AFTER a lifetime on the fringes of French politics, and the despised fringes at that, Jean-Marie Le Pen now finds himself very much centre stage. And the spotlight will be a godsend for a man who has always courted controversy.

While his most infamous pronouncement may have been describing the Holocaust as a "detail" in history in the 1980s, during this year's campaign he has been unafraid to link rising crime, and fear of crime, to immigration.

And this emphasis on law and order may have been key to lifting Le Pen from being the eternal Third Man of French politics to shaking the very foundations of the Republic in his fourth presidential poll.

The 73-year-old is a political survivor, becoming the youngest deputy in France at the age of 27. And even then he had a reputation as a bully.

As president of a group of right-wing law students, he was notorious for brawling in Paris, and at one political meeting he mounted a platform to slap an opponent. The beating he received in return resulted in him lose the sight of an eye, although he has long since eschewed the eye-patch in favour of a glass replacement.

Le Pen served in the Foreign Legion in Indochina, but it was his exploits with the Parachute Division in Algeria which saw him accused of torturing Arab prisoners. Although he acknowledged in a magazine article that he participated in "torture because it was necessary", he took legal action against allegations that he was a torturer.

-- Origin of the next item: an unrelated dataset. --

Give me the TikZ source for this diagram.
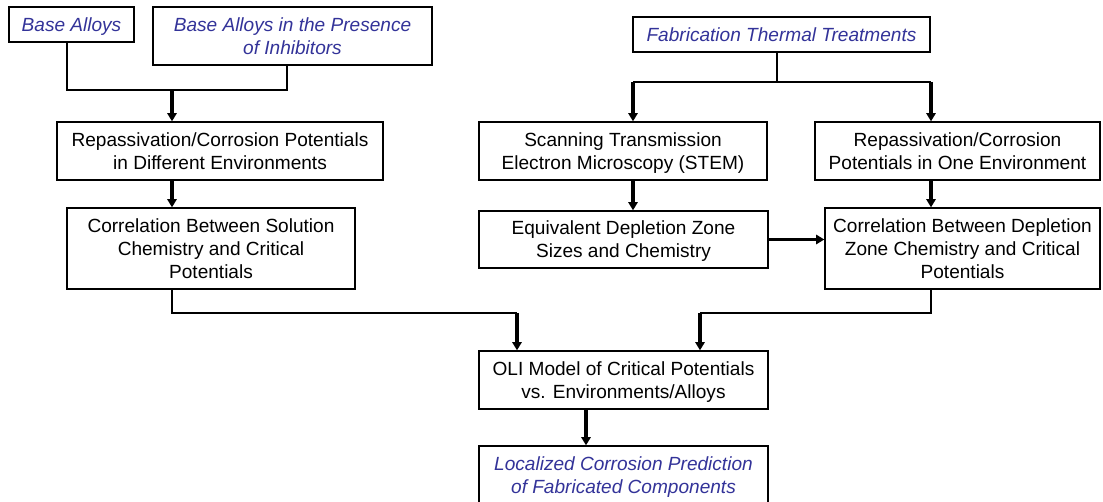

He set up the National Front in France in 1972, but managed less than one per cent of the vote in the 1974 presidential election. But his anti-Marxism at a time when the Communists were a powerful force, and the effects of economic recession, combined with unease at the level of immigration, bolstered his popular support.

But his rise to prominence did not curb his aggressive tendencies. Five years ago he punched a socialist rival, almost costing him his seat in the European Parliament.

His personal life has been no less colourful than his political career. Le Pen lives in a mansion in the Paris suburb of Saint-Cloud, looked after by a team of servants.

Most of his fortune was inherited from an eccentric alcoholic millionaire, Hubert Lambert, who died of liver failure at the age of 42, having been in and out of psychiatric hospitals. Nor has this been his only benefaction - Yvonne Perrot was surprised to discover that her brother left his entire estate to Le Pen, and five years ago persuaded a court to overturn the will.

Le Pen's wife of 25 years, Pierrette, ran off with a journalist in the mid-1980s, and when she complained that she was short of money, the National Front leader said she could work as a maid.

But Pierrette had the last word, dressing up as a maid in a series of revealing poses in Playboy magazine. A far cry from being the next First Lady of France.